[Entries from a dataset]
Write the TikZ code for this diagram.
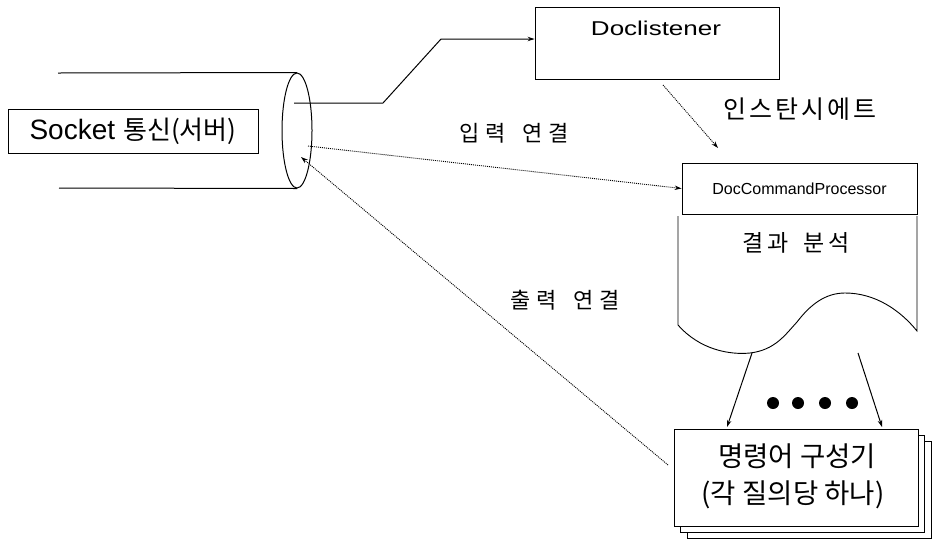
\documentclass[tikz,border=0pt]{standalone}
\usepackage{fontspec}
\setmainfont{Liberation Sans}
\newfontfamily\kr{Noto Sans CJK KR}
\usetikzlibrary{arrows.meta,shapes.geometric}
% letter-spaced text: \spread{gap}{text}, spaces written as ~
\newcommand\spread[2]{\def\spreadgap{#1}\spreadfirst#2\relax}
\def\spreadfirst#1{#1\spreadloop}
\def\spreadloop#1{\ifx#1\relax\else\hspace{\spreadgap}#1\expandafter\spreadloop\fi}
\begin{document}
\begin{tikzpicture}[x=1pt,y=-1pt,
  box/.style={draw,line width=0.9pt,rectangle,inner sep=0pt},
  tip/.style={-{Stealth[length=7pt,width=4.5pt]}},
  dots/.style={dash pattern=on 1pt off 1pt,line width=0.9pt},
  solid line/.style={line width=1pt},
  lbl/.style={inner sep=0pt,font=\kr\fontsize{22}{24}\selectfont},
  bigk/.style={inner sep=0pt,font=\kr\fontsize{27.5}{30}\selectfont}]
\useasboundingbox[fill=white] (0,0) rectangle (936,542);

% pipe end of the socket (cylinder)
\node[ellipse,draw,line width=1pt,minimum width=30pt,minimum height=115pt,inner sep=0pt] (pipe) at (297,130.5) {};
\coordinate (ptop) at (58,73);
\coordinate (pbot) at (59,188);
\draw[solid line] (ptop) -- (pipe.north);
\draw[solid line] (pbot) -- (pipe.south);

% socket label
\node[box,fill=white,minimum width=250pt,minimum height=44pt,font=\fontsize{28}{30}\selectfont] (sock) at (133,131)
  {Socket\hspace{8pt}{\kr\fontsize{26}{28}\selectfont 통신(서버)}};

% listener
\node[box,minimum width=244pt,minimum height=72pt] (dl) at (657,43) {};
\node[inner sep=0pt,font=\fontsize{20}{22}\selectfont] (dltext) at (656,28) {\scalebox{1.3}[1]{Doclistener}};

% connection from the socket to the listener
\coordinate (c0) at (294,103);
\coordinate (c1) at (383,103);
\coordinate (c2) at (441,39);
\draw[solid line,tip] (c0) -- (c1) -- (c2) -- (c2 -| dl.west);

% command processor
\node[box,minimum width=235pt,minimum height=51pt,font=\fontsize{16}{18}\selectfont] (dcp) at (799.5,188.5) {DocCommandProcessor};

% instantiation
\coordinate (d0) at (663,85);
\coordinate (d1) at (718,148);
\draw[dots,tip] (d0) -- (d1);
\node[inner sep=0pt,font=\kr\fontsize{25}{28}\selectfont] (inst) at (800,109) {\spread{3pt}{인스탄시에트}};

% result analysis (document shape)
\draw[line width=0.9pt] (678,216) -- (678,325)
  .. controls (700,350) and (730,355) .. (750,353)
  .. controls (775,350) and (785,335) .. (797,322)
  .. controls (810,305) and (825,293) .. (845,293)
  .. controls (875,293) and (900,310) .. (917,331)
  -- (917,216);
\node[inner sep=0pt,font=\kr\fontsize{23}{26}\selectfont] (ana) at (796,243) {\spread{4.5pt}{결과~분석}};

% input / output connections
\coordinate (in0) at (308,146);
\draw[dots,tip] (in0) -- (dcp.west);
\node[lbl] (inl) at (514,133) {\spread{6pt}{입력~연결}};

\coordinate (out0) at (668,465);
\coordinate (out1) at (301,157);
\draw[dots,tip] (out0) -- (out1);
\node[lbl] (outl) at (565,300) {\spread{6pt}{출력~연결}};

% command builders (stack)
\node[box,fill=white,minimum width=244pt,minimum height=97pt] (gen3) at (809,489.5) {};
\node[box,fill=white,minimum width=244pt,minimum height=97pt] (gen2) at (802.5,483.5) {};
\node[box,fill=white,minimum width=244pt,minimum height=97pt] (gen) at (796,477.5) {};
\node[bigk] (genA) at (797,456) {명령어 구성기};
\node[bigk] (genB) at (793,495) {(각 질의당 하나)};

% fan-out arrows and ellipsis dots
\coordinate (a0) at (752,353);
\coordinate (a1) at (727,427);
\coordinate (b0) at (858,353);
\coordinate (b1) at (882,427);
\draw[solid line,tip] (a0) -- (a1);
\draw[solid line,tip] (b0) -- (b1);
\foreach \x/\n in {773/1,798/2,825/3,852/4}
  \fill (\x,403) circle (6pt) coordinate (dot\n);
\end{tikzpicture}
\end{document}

---

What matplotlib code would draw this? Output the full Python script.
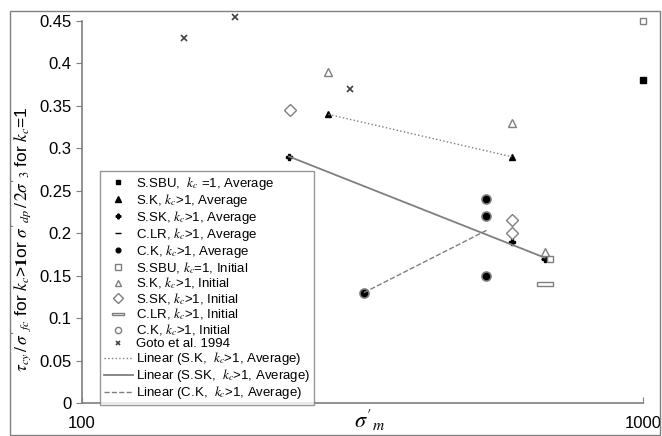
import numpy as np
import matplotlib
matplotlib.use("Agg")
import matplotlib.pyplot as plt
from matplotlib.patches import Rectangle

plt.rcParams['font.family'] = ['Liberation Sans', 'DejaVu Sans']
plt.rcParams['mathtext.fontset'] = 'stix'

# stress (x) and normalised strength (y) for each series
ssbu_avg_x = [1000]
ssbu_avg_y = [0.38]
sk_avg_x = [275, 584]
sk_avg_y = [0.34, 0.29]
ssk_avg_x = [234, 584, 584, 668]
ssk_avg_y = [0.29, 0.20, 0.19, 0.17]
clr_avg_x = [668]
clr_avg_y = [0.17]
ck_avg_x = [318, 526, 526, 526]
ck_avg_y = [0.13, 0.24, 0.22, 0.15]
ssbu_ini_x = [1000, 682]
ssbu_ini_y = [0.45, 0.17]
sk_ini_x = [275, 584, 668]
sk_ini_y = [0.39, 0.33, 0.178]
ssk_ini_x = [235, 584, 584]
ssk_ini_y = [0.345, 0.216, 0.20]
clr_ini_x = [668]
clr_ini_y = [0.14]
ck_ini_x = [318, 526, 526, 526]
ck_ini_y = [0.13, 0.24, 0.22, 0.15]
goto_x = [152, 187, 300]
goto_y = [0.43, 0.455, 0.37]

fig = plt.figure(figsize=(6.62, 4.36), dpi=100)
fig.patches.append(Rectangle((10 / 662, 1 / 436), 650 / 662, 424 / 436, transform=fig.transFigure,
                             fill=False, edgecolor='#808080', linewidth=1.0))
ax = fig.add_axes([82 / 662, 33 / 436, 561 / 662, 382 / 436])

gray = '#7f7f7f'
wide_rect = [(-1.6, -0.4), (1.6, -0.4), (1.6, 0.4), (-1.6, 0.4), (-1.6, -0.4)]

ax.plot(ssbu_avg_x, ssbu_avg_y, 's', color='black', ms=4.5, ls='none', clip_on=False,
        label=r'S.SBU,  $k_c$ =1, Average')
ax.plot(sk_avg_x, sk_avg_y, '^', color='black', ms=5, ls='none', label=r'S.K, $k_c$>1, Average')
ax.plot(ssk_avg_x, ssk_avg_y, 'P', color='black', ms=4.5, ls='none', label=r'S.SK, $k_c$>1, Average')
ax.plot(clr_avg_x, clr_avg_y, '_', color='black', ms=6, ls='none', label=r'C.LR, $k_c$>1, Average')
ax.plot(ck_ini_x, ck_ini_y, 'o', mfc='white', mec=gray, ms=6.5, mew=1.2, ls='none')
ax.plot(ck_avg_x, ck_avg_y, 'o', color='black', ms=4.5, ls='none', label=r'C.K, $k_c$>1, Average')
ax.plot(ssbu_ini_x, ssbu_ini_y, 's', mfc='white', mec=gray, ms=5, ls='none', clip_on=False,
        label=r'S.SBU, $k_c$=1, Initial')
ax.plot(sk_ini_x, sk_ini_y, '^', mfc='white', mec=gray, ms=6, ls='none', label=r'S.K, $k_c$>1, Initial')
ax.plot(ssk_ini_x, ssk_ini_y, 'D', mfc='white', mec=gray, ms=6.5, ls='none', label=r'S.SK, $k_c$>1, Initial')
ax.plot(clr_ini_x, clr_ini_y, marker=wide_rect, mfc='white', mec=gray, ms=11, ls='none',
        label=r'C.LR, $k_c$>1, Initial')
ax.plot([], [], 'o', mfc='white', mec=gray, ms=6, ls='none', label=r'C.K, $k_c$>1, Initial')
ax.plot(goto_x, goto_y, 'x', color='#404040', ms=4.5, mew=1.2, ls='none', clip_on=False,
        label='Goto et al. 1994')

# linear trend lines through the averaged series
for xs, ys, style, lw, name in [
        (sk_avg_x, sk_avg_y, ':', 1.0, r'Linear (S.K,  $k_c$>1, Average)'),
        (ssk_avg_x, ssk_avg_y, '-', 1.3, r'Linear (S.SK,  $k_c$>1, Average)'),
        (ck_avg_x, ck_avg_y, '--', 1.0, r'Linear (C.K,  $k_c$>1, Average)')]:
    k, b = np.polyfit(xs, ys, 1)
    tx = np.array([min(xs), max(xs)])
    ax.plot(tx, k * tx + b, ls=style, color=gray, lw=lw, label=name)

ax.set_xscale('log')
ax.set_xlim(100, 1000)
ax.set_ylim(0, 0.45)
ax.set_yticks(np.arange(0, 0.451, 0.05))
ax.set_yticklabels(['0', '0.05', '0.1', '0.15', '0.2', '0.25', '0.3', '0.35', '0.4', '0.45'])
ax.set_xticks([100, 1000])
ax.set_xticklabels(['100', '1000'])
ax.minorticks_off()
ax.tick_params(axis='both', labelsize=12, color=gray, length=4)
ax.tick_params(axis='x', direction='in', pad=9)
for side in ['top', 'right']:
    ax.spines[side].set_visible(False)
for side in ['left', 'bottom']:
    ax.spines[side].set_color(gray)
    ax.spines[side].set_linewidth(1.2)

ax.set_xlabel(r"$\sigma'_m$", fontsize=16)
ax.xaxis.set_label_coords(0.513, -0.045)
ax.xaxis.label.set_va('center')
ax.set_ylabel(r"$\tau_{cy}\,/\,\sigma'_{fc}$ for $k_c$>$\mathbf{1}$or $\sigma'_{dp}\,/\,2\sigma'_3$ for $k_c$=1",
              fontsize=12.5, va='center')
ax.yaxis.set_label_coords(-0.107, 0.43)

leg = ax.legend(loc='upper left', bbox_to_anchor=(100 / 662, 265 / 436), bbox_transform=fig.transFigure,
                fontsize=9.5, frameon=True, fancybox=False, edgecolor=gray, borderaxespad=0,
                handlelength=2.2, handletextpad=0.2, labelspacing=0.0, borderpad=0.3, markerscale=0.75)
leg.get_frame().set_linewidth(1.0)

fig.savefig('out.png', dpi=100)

...

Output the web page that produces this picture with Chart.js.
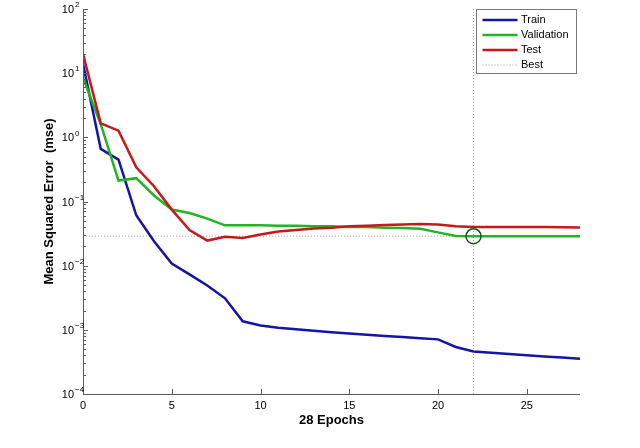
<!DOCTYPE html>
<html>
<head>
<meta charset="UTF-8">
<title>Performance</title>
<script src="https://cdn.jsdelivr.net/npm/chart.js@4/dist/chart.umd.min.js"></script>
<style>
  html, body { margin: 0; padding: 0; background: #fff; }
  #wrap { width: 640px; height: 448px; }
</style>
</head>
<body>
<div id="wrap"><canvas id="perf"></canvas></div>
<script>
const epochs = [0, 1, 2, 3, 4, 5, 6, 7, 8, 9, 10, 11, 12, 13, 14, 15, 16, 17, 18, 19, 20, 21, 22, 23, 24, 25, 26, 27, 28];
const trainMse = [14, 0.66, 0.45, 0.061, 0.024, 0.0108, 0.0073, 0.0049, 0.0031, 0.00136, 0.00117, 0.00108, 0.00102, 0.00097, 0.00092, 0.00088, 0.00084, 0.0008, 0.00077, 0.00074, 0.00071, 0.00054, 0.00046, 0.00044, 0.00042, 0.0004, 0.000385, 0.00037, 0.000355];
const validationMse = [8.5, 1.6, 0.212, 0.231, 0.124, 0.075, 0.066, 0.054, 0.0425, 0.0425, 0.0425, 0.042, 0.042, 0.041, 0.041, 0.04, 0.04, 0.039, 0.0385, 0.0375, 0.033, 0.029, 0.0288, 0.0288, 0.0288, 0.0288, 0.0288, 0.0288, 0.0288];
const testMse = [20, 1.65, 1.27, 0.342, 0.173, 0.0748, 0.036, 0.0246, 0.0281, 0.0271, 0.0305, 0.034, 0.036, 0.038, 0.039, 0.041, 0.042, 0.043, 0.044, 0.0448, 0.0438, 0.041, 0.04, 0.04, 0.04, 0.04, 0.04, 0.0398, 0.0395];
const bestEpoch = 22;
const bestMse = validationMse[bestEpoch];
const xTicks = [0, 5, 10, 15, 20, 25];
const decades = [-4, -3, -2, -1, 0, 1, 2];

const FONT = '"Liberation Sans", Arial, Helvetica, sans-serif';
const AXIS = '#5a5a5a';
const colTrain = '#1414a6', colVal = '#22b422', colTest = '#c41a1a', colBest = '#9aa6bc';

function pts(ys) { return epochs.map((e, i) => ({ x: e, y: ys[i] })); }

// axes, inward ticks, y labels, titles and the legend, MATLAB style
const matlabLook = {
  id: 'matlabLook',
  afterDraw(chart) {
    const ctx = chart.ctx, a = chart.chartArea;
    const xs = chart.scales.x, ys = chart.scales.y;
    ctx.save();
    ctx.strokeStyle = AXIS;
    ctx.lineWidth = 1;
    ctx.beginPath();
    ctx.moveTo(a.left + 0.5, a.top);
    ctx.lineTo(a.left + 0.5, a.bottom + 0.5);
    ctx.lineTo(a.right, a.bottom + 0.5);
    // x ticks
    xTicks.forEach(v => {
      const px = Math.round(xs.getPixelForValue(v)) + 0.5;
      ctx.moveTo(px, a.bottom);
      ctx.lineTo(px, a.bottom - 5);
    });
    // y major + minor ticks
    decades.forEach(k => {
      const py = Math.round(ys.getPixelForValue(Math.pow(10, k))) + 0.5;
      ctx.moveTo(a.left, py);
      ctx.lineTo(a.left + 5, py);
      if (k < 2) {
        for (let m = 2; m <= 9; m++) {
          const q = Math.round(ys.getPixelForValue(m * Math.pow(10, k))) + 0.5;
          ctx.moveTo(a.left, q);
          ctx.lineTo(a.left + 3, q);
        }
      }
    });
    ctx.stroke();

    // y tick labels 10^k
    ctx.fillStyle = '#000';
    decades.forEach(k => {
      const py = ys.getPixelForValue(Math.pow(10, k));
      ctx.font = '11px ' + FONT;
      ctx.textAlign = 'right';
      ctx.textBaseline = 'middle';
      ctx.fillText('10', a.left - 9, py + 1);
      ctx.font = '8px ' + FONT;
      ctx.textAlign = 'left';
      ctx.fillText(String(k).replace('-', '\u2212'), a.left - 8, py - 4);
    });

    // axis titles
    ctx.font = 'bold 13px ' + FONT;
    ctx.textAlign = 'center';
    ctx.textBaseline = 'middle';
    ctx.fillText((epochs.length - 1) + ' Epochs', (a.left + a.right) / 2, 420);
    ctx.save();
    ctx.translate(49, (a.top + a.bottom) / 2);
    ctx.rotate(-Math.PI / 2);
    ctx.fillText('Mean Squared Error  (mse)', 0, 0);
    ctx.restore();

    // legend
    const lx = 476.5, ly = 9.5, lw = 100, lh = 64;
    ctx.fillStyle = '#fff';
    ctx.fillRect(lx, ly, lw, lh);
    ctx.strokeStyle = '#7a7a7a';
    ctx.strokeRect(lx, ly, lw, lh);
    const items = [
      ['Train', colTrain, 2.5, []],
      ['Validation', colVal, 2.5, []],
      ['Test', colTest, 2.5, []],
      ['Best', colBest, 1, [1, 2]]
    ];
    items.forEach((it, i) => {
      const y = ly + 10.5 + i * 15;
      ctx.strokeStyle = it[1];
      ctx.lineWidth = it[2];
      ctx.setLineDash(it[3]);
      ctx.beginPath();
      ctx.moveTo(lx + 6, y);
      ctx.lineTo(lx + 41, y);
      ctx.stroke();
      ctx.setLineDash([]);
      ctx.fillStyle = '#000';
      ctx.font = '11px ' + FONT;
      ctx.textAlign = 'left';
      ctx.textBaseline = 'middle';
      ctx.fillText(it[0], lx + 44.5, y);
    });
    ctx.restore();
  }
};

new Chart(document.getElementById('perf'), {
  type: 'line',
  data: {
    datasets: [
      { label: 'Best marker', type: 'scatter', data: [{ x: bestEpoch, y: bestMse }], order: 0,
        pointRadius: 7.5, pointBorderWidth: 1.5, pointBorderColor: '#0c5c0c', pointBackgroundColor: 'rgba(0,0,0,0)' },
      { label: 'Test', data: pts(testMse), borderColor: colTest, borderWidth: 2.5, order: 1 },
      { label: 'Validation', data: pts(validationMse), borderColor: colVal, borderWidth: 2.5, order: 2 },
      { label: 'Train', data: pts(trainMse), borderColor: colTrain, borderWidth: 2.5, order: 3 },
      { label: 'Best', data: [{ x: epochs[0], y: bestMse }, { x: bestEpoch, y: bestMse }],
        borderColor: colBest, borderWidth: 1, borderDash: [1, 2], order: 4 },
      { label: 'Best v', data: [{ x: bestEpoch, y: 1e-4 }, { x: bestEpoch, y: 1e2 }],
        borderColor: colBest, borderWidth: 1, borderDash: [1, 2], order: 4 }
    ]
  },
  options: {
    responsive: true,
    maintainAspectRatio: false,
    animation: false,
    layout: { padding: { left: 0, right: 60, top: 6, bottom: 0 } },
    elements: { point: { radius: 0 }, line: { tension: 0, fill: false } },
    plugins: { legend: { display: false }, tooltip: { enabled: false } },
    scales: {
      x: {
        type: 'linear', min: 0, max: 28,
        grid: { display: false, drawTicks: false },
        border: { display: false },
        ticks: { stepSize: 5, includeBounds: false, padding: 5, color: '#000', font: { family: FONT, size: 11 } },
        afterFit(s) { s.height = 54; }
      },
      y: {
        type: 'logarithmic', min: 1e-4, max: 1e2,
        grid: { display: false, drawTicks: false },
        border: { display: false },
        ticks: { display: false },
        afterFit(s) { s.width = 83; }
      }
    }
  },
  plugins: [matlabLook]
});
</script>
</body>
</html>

### TASK DETAILS
Using the entries above, repeat exactly the lines from the one with "Output the web" to the one with "return epochs.map((e, i)", both included, and leave the pictures behind.

### EXERCISE RESPONSE
Output the web page that produces this picture with Chart.js.
<!DOCTYPE html>
<html>
<head>
<meta charset="UTF-8">
<title>Performance</title>
<script src="https://cdn.jsdelivr.net/npm/chart.js@4/dist/chart.umd.min.js"></script>
<style>
  html, body { margin: 0; padding: 0; background: #fff; }
  #wrap { width: 640px; height: 448px; }
</style>
</head>
<body>
<div id="wrap"><canvas id="perf"></canvas></div>
<script>
const epochs = [0, 1, 2, 3, 4, 5, 6, 7, 8, 9, 10, 11, 12, 13, 14, 15, 16, 17, 18, 19, 20, 21, 22, 23, 24, 25, 26, 27, 28];
const trainMse = [14, 0.66, 0.45, 0.061, 0.024, 0.0108, 0.0073, 0.0049, 0.0031, 0.00136, 0.00117, 0.00108, 0.00102, 0.00097, 0.00092, 0.00088, 0.00084, 0.0008, 0.00077, 0.00074, 0.00071, 0.00054, 0.00046, 0.00044, 0.00042, 0.0004, 0.000385, 0.00037, 0.000355];
const validationMse = [8.5, 1.6, 0.212, 0.231, 0.124, 0.075, 0.066, 0.054, 0.0425, 0.0425, 0.0425, 0.042, 0.042, 0.041, 0.041, 0.04, 0.04, 0.039, 0.0385, 0.0375, 0.033, 0.029, 0.0288, 0.0288, 0.0288, 0.0288, 0.0288, 0.0288, 0.0288];
const testMse = [20, 1.65, 1.27, 0.342, 0.173, 0.0748, 0.036, 0.0246, 0.0281, 0.0271, 0.0305, 0.034, 0.036, 0.038, 0.039, 0.041, 0.042, 0.043, 0.044, 0.0448, 0.0438, 0.041, 0.04, 0.04, 0.04, 0.04, 0.04, 0.0398, 0.0395];
const bestEpoch = 22;
const bestMse = validationMse[bestEpoch];
const xTicks = [0, 5, 10, 15, 20, 25];
const decades = [-4, -3, -2, -1, 0, 1, 2];

const FONT = '"Liberation Sans", Arial, Helvetica, sans-serif';
const AXIS = '#5a5a5a';
const colTrain = '#1414a6', colVal = '#22b422', colTest = '#c41a1a', colBest = '#9aa6bc';

function pts(ys) { return epochs.map((e, i) => ({ x: e, y: ys[i] })); }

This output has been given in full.